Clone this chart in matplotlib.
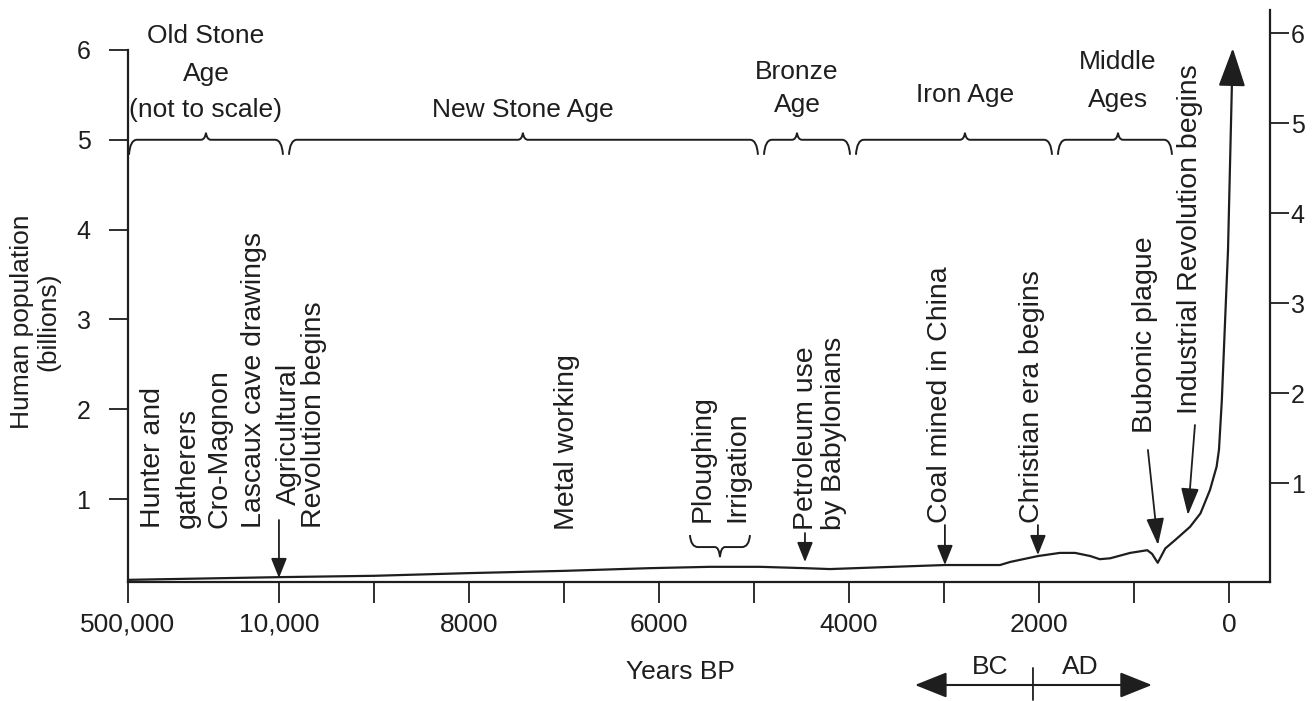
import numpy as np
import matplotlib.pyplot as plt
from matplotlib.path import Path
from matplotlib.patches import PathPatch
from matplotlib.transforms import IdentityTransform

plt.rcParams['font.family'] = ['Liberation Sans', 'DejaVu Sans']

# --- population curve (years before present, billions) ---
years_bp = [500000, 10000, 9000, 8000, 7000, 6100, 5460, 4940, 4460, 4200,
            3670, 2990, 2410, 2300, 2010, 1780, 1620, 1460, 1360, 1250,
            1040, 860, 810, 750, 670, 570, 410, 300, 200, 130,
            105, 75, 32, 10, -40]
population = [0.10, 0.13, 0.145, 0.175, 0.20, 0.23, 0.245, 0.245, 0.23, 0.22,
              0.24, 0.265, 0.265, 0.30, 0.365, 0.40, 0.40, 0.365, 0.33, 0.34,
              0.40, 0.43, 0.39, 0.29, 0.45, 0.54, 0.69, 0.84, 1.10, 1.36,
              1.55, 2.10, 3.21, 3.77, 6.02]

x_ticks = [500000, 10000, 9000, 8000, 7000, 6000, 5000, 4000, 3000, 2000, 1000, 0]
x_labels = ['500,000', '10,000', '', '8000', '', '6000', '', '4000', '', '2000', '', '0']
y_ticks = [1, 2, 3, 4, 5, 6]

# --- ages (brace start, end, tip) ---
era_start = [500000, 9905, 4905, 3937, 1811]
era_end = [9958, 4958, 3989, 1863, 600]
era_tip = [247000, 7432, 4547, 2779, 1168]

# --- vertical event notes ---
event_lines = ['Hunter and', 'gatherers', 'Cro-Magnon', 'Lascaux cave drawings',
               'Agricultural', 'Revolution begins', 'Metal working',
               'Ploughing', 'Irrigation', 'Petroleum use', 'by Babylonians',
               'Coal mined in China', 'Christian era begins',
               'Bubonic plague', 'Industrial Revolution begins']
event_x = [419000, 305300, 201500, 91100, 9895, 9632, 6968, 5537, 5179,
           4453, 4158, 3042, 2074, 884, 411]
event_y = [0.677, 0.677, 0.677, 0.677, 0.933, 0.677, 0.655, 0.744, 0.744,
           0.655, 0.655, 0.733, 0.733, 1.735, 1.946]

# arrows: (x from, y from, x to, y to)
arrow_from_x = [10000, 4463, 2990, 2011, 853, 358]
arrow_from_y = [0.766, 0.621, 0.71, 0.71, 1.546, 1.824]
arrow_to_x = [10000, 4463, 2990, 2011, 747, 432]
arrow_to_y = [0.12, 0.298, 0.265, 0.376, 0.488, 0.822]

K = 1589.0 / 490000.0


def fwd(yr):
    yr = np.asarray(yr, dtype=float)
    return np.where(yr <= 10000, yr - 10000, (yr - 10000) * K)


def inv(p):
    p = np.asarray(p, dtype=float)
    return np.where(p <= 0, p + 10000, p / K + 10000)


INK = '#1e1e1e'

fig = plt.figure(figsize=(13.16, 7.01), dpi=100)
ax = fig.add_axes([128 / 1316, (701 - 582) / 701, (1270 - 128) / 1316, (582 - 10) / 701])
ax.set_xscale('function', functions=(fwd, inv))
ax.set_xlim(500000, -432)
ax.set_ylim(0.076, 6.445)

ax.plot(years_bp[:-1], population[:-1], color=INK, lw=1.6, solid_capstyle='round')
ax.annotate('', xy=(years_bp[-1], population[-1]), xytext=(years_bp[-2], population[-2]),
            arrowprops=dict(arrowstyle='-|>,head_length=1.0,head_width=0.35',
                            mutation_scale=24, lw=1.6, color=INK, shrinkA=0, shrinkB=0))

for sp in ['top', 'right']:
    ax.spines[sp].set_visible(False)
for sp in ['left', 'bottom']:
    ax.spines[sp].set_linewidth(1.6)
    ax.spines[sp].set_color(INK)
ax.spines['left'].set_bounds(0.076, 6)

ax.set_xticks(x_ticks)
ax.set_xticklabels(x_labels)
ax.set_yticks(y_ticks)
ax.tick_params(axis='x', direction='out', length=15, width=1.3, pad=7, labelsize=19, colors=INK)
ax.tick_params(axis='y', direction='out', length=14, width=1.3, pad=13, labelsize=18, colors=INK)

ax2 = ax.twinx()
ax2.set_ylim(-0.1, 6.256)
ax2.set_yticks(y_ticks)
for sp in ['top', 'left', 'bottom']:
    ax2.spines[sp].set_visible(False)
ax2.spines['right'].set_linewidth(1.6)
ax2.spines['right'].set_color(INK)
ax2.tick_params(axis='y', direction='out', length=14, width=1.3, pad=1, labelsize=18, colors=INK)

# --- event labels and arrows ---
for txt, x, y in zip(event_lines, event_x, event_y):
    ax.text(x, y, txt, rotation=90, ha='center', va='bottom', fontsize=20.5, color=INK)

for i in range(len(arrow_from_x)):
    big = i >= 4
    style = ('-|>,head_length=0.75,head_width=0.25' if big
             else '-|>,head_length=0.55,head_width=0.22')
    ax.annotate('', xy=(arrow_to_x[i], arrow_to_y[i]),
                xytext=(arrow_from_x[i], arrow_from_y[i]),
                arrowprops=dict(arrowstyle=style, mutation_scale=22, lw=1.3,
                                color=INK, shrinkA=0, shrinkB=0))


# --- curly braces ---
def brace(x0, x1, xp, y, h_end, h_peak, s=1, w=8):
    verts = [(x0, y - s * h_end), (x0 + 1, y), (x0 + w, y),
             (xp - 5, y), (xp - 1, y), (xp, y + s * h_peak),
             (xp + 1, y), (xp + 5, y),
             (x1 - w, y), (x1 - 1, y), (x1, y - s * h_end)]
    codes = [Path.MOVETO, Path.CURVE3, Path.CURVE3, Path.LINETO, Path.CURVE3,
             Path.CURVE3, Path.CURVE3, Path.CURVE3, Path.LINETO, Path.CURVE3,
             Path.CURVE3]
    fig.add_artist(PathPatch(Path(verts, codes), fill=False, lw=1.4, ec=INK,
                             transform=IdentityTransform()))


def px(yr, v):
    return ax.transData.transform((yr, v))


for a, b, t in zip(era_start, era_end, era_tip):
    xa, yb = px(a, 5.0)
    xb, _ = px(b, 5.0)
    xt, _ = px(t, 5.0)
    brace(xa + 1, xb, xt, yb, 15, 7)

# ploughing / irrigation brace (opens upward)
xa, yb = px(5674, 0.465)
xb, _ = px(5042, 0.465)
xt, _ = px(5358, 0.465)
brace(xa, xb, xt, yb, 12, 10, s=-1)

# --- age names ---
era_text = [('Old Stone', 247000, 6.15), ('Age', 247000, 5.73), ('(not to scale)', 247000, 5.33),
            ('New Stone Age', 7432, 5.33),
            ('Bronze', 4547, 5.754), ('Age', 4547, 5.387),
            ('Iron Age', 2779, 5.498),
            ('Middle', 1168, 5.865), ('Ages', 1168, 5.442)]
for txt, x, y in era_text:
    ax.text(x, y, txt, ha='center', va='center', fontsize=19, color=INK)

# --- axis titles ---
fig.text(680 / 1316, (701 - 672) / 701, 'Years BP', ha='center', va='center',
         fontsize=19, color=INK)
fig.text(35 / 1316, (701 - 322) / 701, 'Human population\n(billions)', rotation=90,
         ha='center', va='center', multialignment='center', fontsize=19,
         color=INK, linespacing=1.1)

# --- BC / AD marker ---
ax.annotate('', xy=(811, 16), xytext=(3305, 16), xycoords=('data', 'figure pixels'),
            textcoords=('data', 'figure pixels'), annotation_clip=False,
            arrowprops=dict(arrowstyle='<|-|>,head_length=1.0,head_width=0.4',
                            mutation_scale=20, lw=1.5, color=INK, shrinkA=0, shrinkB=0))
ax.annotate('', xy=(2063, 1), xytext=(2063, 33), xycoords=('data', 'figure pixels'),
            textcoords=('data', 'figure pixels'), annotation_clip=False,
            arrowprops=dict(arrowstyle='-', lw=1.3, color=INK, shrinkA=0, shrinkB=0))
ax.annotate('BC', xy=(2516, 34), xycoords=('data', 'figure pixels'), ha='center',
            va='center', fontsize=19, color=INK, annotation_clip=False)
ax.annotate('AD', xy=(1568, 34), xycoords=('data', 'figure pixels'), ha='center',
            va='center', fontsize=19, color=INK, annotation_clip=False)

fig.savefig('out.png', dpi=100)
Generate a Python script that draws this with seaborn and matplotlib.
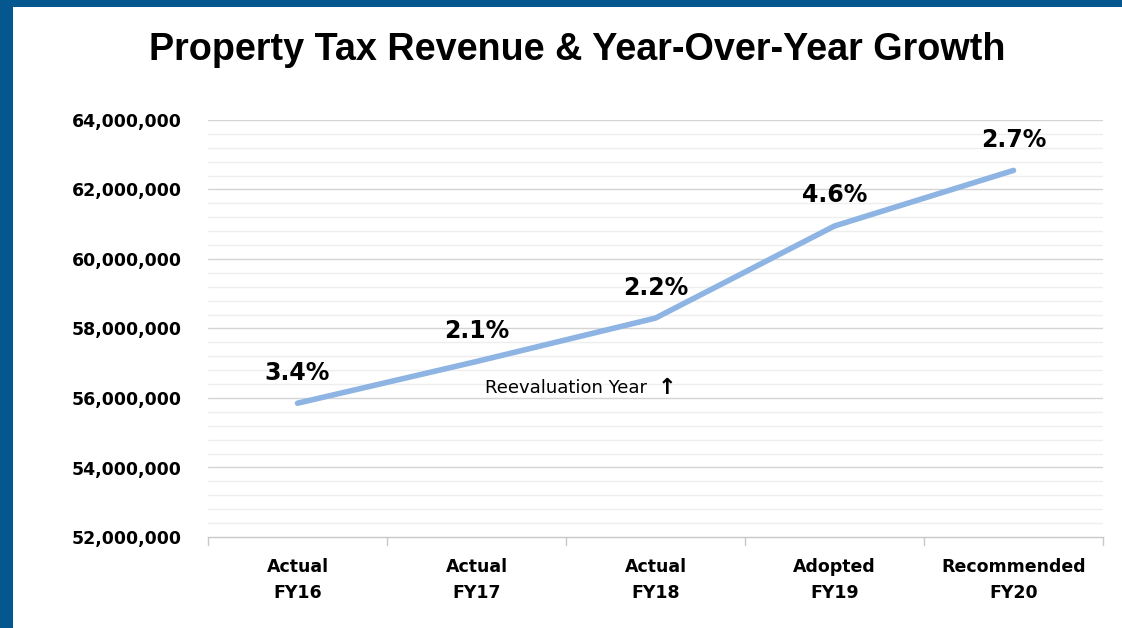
++++++++
• [Stated problem] Only the lines from the start of the records to the one containing "plt.rcParams['font.family'] = ['Liberation" should be repeated, exactly and with both ends kept; drop any pictures.

• [Output of the task]
Clone this chart in matplotlib.
import numpy as np
import matplotlib.pyplot as plt
from matplotlib.path import Path
from matplotlib.patches import PathPatch
from matplotlib.transforms import IdentityTransform

plt.rcParams['font.family'] = ['Liberation Sans', 'DejaVu Sans']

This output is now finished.